Rezension

Eine schlichte Geschichte, wunderschön erzählt!

Ein Monat auf dem Land - J. L. Carr

Ein Monat auf dem Land
von J. L. Carr

Bewertet mit 4.5 Sternen

Viel ereignet sich nicht auf den rund 150 Seiten dieses kleinen Büchleins. Aber dennoch ist es überaus lesenswert, diese in liebevoller und das Herz wärmende beginnende Heilung des jungen Kriegsversehrten Tom Birkin. Noch immer schwer gezeichnet vom Soldatendasein im 1. Weltkrieg, dazu gerade verlassen von seiner Frau, nimmt der junge Restaurator den Auftrag in einem kleinen Dorf an, ein mittelalterliches Gemälde in einer Kirche freizulegen.
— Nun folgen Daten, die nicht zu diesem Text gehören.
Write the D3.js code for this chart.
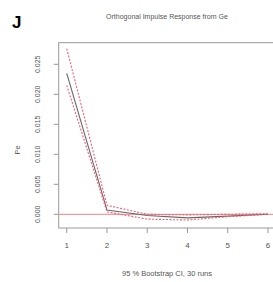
<!DOCTYPE html>
<head>
  <meta charset="utf-8">
  <script src="https://d3js.org/d3.v7.min.js"></script>
  <style>
    body { margin:0; background:white; }
    text { font-family: 'Liberation Sans', Arial, sans-serif; fill: #555; }
  </style>
</head>
<body>
  <script>
  // impulse response values
  const steps = [1, 2, 3, 4, 5, 6];
  const irf   = [0.0235, 0.0007, -0.0002, -0.0006, -0.0003, 0.0000];
  const upper = [0.0276, 0.0015, 0.0000, -0.0001, 0.0000, 0.0001];
  const lower = [0.0215, 0.0004, -0.0008, -0.00095, -0.0004, 0.0000];
  const yTicks = [0, 0.005, 0.010, 0.015, 0.020, 0.025];

  const W = 273, H = 282;
  const svg = d3.select('body').append('svg')
      .attr('width', W).attr('height', H);

  const x = d3.scaleLinear().domain([0.8, 6.2]).range([58.7, 276]);
  const y = d3.scaleLinear().domain([0, 0.025]).range([214.3, 64.3]);
  const yTop = 42.7, yBot = 228;

  // plot box
  svg.append('rect')
    .attr('x', x(0.8)).attr('y', yTop)
    .attr('width', x(6.2) - x(0.8)).attr('height', yBot - yTop)
    .attr('fill', 'none').attr('stroke', '#999').attr('stroke-width', 1);

  // y axis ticks + rotated labels
  const yAx = svg.append('g');
  yTicks.forEach(t => {
    yAx.append('line')
      .attr('x1', x(0.8) - 5).attr('x2', x(0.8))
      .attr('y1', y(t)).attr('y2', y(t))
      .attr('stroke', '#999');
    yAx.append('text')
      .attr('transform', `translate(40, ${y(t)}) rotate(-90)`)
      .attr('text-anchor', 'middle')
      .style('font-size', '7px')
      .text(d3.format('.3f')(t));
  });

  // x axis ticks
  const xAx = svg.append('g');
  steps.forEach(s => {
    xAx.append('line')
      .attr('x1', x(s)).attr('x2', x(s))
      .attr('y1', yBot).attr('y2', yBot + 5)
      .attr('stroke', '#999');
    xAx.append('text')
      .attr('x', x(s)).attr('y', 248)
      .attr('text-anchor', 'middle')
      .style('font-size', '8px')
      .text(s);
  });

  // zero reference line
  svg.append('line')
    .attr('x1', x(0.8)).attr('x2', x(6.2))
    .attr('y1', y(0)).attr('y2', y(0))
    .attr('stroke', '#f49a9a').attr('stroke-width', 1.2);

  const line = d3.line().x((d, i) => x(steps[i])).y(d => y(d));

  svg.append('path').datum(irf)
    .attr('d', line).attr('fill', 'none')
    .attr('stroke', '#666').attr('stroke-width', 1.1);

  [upper, lower].forEach(s => {
    svg.append('path').datum(s)
      .attr('d', line).attr('fill', 'none')
      .attr('stroke', '#ee5f76').attr('stroke-width', 1.1)
      .attr('stroke-dasharray', '2,1.5');
  });

  // titles
  svg.append('text')
    .attr('x', 167).attr('y', 19)
    .attr('text-anchor', 'middle')
    .style('font-size', '7px')
    .text('Orthogonal Impulse Response from Ge');

  svg.append('text')
    .attr('x', 167).attr('y', 276)
    .attr('text-anchor', 'middle')
    .style('font-size', '7.5px')
    .text('95 % Bootstrap CI,  30 runs');

  svg.append('text')
    .attr('transform', 'translate(20, 150) rotate(-90)')
    .attr('text-anchor', 'middle')
    .style('font-size', '7.5px')
    .text('Pe');

  svg.append('text')
    .attr('x', 12).attr('y', 28)
    .style('font-size', '17px').style('font-weight', 'bold')
    .style('fill', '#000')
    .text('J');
  </script>
</body>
Vorsichtig nähern sich Tom und die Dorfbewohner einander an, es entstehen Freundschaften und langsam, ganz langsam beginnen seine Verletzungen weniger zu schmerzen und die Freude am Leben zuzunehmen.
Carr lässt Tom aus der Ich-Perspektive erzählen, sodass man sein Denken und Fühlen unmittelbar miterlebt. Wie er vorsichtig sein Umfeld taxiert, während er gleichzeitig versucht, die Erinnerungen an die Kriegserlebnisse zu unterdrücken. Voller Zurückhaltung, aber auch mit freundlichem Interesse beobachtet er die Menschen und es wächst der Wunsch in ihm, einer von ihnen zu werden. Carrs Sprache ist voller Wärme aber auch Humor, sodass es wirklich ein Genuss ist, Toms Geschichte zu lesen. Wie er sich beispielsweise dem Ofen in der Kirche widmet: "Verärgert gab er (der Pfarrer) ihm einen kleinen Tritt. Er und der Ofen starten einander finster an wie zwei Erzfeinde. ... Ich streichelte besänftigend die Stelle, die der Pfarrer zuvor so schnöde gestoßen hat."
Ein schönes kleines Buch, wie die Zeit, der richtige Ort und die richtigen Menschen auch die schlimmsten Verletzungen langsam heilen können.